7. En considérant que l'arrêt précité de la Cour de justice de l'Union européenne a fait naître, en faveur des deuxième au sixième défendeurs, le droit de répéter les droits d'inscription complémentaires acquittés, de sorte que la prescription de leur action dirigée contre la demanderesse, de même que la prescription de l'action en garantie formée par la première défenderesse contre la demanderesse, n'ont commencé à courir que le 1er janvier de l'année budgétaire au cours de laquelle cet arrêt a été prononcé, soit le 1er janvier 1988, les juges d'appel n'ont pas légalement justifié leur décision.
Le moyen, en ce rameau de cette branche, est fondé.

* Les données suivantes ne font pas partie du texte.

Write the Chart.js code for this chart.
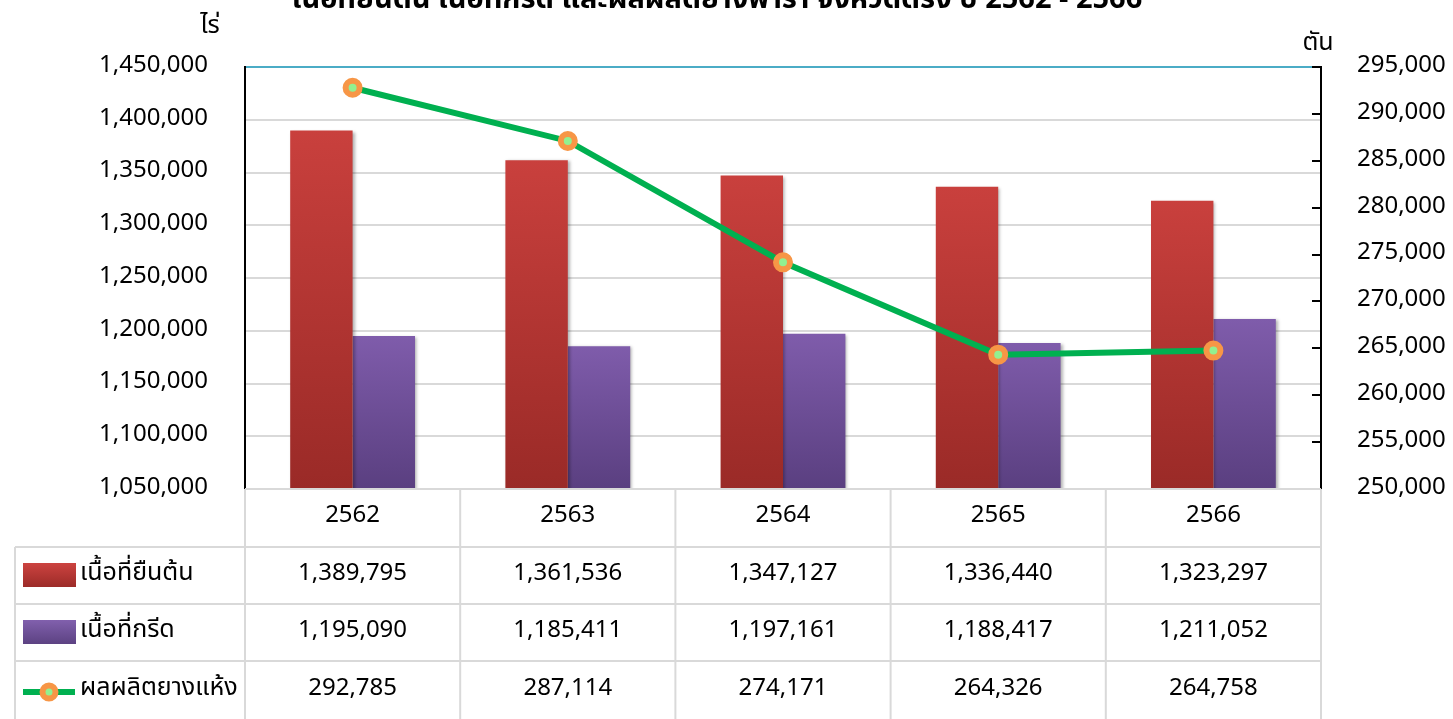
<!DOCTYPE html>
<html>
<head>
<meta charset="utf-8">
<script src="https://cdn.jsdelivr.net/npm/chart.js@4.4.0/dist/chart.umd.min.js"></script>
<style>
  html, body { margin: 0; padding: 0; background: #fff; }
  #wrap { width: 1453px; height: 719px; }
</style>
</head>
<body>
<div id="wrap"><canvas id="rubberChart"></canvas></div>
<script>
const years = ['2562', '2563', '2564', '2565', '2566'];
const standingArea = [1389795, 1361536, 1347127, 1336440, 1323297];
const tappingArea = [1195090, 1185411, 1197161, 1188417, 1211052];
const dryRubber = [292785, 287114, 274171, 264326, 264758];
const seriesNames = ['เนื้อที่ยืนต้น', 'เนื้อที่กรีด', 'ผลผลิตยางแห้ง'];
const chartTitle = 'เนื้อที่ยืนต้น เนื้อที่กรีด และผลผลิตยางพารา จังหวัดตรัง ปี 2562 - 2566';
const leftUnit = 'ไร่';
const rightUnit = 'ตัน';

const FONT = "'Noto Sans Thai', 'Noto Sans', 'Open Sans', sans-serif";
const fmt = v => v.toLocaleString('en-US');

// gradient running from the top of each bar down to the axis
function barGradient(c, top, bottom) {
    const chart = c.chart;
    const area = chart.chartArea;
    if (!area || c.type !== 'data') return top;
    const yTop = chart.scales.y.getPixelForValue(c.raw);
    const g = chart.ctx.createLinearGradient(0, yTop, 0, area.bottom);
    g.addColorStop(0, top);
    g.addColorStop(1, bottom);
    return g;
}

// soft shadow behind the bars
const barShadow = {
    id: 'barShadow',
    beforeDatasetDraw(chart, args) {
        if (args.meta.type !== 'bar') return;
        const ctx = chart.ctx;
        ctx.save();
        ctx.shadowColor = 'rgba(0,0,0,0.3)';
        ctx.shadowBlur = 3;
        ctx.shadowOffsetX = 2;
        ctx.shadowOffsetY = 1;
    },
    afterDatasetDraw(chart, args) {
        if (args.meta.type !== 'bar') return;
        chart.ctx.restore();
    }
};

// title, unit labels, inward ticks on the right axis and the data table
const extras = {
    id: 'extras',
    afterDraw(chart) {
        const { ctx, chartArea, scales } = chart;
        const x = scales.x;
        const y1 = scales.y1;
        ctx.save();

        // title (cut off at the top like the original)
        ctx.fillStyle = '#000';
        ctx.font = 'bold 29px ' + FONT;
        ctx.textAlign = 'center';
        ctx.textBaseline = 'alphabetic';
        ctx.fillText(chartTitle, 717, 8);

        // unit labels
        ctx.font = '25px ' + FONT;
        ctx.textBaseline = 'middle';
        ctx.fillText(leftUnit, 210, 28);
        ctx.fillText(rightUnit, 1318, 45);

        // inward tick marks on the right axis
        ctx.strokeStyle = '#000';
        ctx.lineWidth = 2;
        y1.ticks.forEach(t => {
            const py = Math.round(y1.getPixelForValue(t.value));
            ctx.beginPath();
            ctx.moveTo(chartArea.right, py);
            ctx.lineTo(chartArea.right - 9, py);
            ctx.stroke();
        });

        // data table
        const half = (x.getPixelForValue(1) - x.getPixelForValue(0)) / 2;
        const top = chartArea.bottom;
        const rows = [top, 547, 604, 661, 719];
        const tableLeft = 15;
        ctx.strokeStyle = '#d9d9d9';
        ctx.lineWidth = 2;
        ctx.beginPath();
        ctx.moveTo(chartArea.left, rows[0]);
        ctx.lineTo(chartArea.right, rows[0]);
        for (let r = 1; r < 4; r++) {
            ctx.moveTo(tableLeft, rows[r]);
            ctx.lineTo(chartArea.right, rows[r]);
        }
        ctx.moveTo(tableLeft, rows[1]);
        ctx.lineTo(tableLeft, 719);
        years.forEach((yr, i) => {
            const cx = x.getPixelForValue(i);
            ctx.moveTo(cx - half, rows[0]);
            ctx.lineTo(cx - half, 719);
        });
        ctx.moveTo(chartArea.right, rows[0]);
        ctx.lineTo(chartArea.right, 719);
        ctx.stroke();

        ctx.fillStyle = '#000';
        ctx.font = '24px ' + FONT;
        ctx.textAlign = 'center';
        ctx.textBaseline = 'middle';
        const series = [standingArea, tappingArea, dryRubber];
        const rowMid = [575, 632, 690];
        years.forEach((yr, i) => {
            const cx = x.getPixelForValue(i);
            ctx.fillText(yr, cx, 517);
            series.forEach((s, r) => ctx.fillText(fmt(s[i]), cx, rowMid[r]));
        });

        // row headers with legend keys
        const swatches = [['#cc4340', '#9c2b28'], ['#8160ad', '#5c4282']];
        swatches.forEach((c, r) => {
            const g = ctx.createLinearGradient(0, rowMid[r] - 12, 0, rowMid[r] + 12);
            g.addColorStop(0, c[0]);
            g.addColorStop(1, c[1]);
            ctx.fillStyle = g;
            ctx.fillRect(23, rowMid[r] - 12, 53, 24);
        });
        ctx.strokeStyle = '#00b050';
        ctx.lineWidth = 6;
        ctx.beginPath();
        ctx.moveTo(23, rowMid[2] + 2);
        ctx.lineTo(75, rowMid[2] + 2);
        ctx.stroke();
        ctx.beginPath();
        ctx.arc(49, rowMid[2] + 2, 6.5, 0, Math.PI * 2);
        ctx.fillStyle = '#92f090';
        ctx.fill();
        ctx.strokeStyle = '#f79646';
        ctx.lineWidth = 6;
        ctx.stroke();

        ctx.fillStyle = '#000';
        ctx.textAlign = 'left';
        ctx.font = '25px ' + FONT;
        seriesNames.forEach((n, r) => ctx.fillText(n, 80, rowMid[r]));
        ctx.restore();
    }
};

new Chart(document.getElementById('rubberChart'), {
    type: 'bar',
    data: {
        labels: years,
        datasets: [{
            type: 'line',
            label: seriesNames[2],
            data: dryRubber,
            yAxisID: 'y1',
            borderColor: '#00b050',
            borderWidth: 6,
            pointRadius: 7,
            pointBorderWidth: 6,
            pointBackgroundColor: '#92f090',
            pointBorderColor: '#f79646',
            tension: 0,
            order: 0
        }, {
            label: seriesNames[0],
            data: standingArea,
            yAxisID: 'y',
            backgroundColor: c => barGradient(c, '#c9403d', '#9a2a27'),
            categoryPercentage: 0.58,
            barPercentage: 1,
            order: 1
        }, {
            label: seriesNames[1],
            data: tappingArea,
            yAxisID: 'y',
            backgroundColor: c => barGradient(c, '#7f5cab', '#5a3f80'),
            categoryPercentage: 0.58,
            barPercentage: 1,
            order: 2
        }]
    },
    options: {
        responsive: true,
        maintainAspectRatio: false,
        animation: false,
        layout: { padding: { top: 67, left: 0, right: 0, bottom: 0 } },
        plugins: {
            legend: { display: false },
            title: { display: false },
            tooltip: { enabled: false }
        },
        scales: {
            x: {
                grid: { display: false },
                border: { display: false },
                ticks: { display: false },
                afterFit: s => { s.height = 230; }
            },
            y: {
                position: 'left',
                min: 1050000,
                max: 1450000,
                ticks: {
                    stepSize: 50000,
                    color: '#000',
                    padding: 37,
                    font: { family: FONT, size: 24 },
                    callback: v => fmt(v)
                },
                grid: {
                    drawTicks: false,
                    lineWidth: 2,
                    color: c => c.tick && c.tick.value === 1450000 ? '#4bacc6' : '#d9d9d9'
                },
                border: { color: '#000', width: 2 },
                afterFit: s => { s.width = 245; }
            },
            y1: {
                position: 'right',
                min: 250000,
                max: 295000,
                ticks: {
                    stepSize: 5000,
                    color: '#000',
                    padding: 36,
                    font: { family: FONT, size: 24 },
                    callback: v => fmt(v)
                },
                grid: { drawOnChartArea: false, drawTicks: false },
                border: { color: '#000', width: 2 },
                afterFit: s => { s.width = 132; }
            }
        }
    },
    plugins: [barShadow, extras]
});
</script>
</body>
</html>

Quant à la seconde branche :

8. En vertu de l'article 1er, alinéa 1er, a), de la loi du 6 février 1970 relative à la prescription des créances à charge ou au profit de l'État et des provinces, qui correspond à l'article 100, alinéa 1er, 1°, de l'arrêté royal du 17 juillet 1991 portant coordination des lois sur la comptabilité de l'État, sont prescrites et définitivement éteintes au profit de l'État, sans préjudice des déchéances prononcées par d'autres dispositions légales, réglementaires ou conventionnelles sur la matière : les créances qui, devant être produites selon les modalités fixées par la loi ou le règlement, ne l'ont pas été dans le délai de cinq ans à partir du premier janvier de l'année budgétaire au cours de laquelle elles sont nées.
Conformément à cette disposition, ce délai de prescription particulier des créances à charge de l'État prend cours le 1er janvier de l'année budgétaire au cours de laquelle la créance est née.
Sauf dispositions légales contraires, le délai de prescription de cinq ans s'applique, en règle, à toutes les créances à charge de l'État.
9. Il ressort de la genèse légale que, selon le législateur, le moment de la naissance de la créance est celui où la créance devient exigible, c'est-à-dire le moment où naît le droit du créancier d'agir en justice.
10. En cas d'acte administratif illégal, la créance naît ainsi au moment où sont réunis tous les éléments nécessaires à l'introduction d'une action en responsabilité, à savoir la faute ou l'événement générateur de responsabilité, le dommage et le lien de causalité qui les unit.
Pour que naisse la créance, il n'est pas requis que la faute soit incontestablement établie ou ait été constatée par un juge.
11. Les juges d'appel ont considéré que :
- une action extracontractuelle ne naît que lorsque ses trois éléments constitutifs sont réunis, à savoir la faute, le dommage et le lien de causalité qui les unit ;
- il convient aussi de constater dans ce contexte que ce n'est qu'à l'époque de l'arrêt Blaizot, rendu le 2 février 1988 par la Cour de justice de l'Union européenne dans l'affaire n° 24/86, qu'il a été établi que l'enseignement universitaire ne s'entendait pas comme une formation professionnelle au sens de l'article 128 du Traité CEE ;
- ce n'est qu'à partir de ce moment qu'il apparaît que la pratique de l'État belge est fautive et que les deuxième à sixième défendeurs subissent un préjudice ;
- jusqu'alors, il n'était pas manifeste que la pratique de l'État belge était fautive.
12. En considérant que la créance générée par un acte administratif illégal ne naît et que le délai de prescription ne peut commencer à courir qu'à compter du moment où la faute est incontestablement établie ou a été constatée, les juges d'appel n'ont pas légalement justifié leur décision.
Le moyen, en cette branche, est fondé.
Par ces motifs,

La Cour

Casse l'arrêt attaqué en tant qu'il se prononce sur les actions dirigées contre la demanderesse et statue sur les dépens ;
Ordonne que mention du présent arrêt sera faite en marge de l'arrêt partiellement cassé ;
Réserve les dépens pour qu'il soit statué sur ceux-ci par le juge du fond ;
Renvoie la cause, ainsi limitée, devant la cour d'appel d'Anvers.
Ainsi jugé par la Cour de cassation, première chambre, à Bruxelles, où siégeaient le président de section Eric Dirix, président, le président de section Beatrijs Deconinck et les conseillers Koen Mestdagh, Bart Wylleman en Koenraad Moens, et prononcé en audience publique du douze octobre deux mille dix-huit par le président de section Eric Dirix, en présence de l'avocat général André Van Ingelgem, avec l'assistance du greffier Vanessa Van de Sijpe.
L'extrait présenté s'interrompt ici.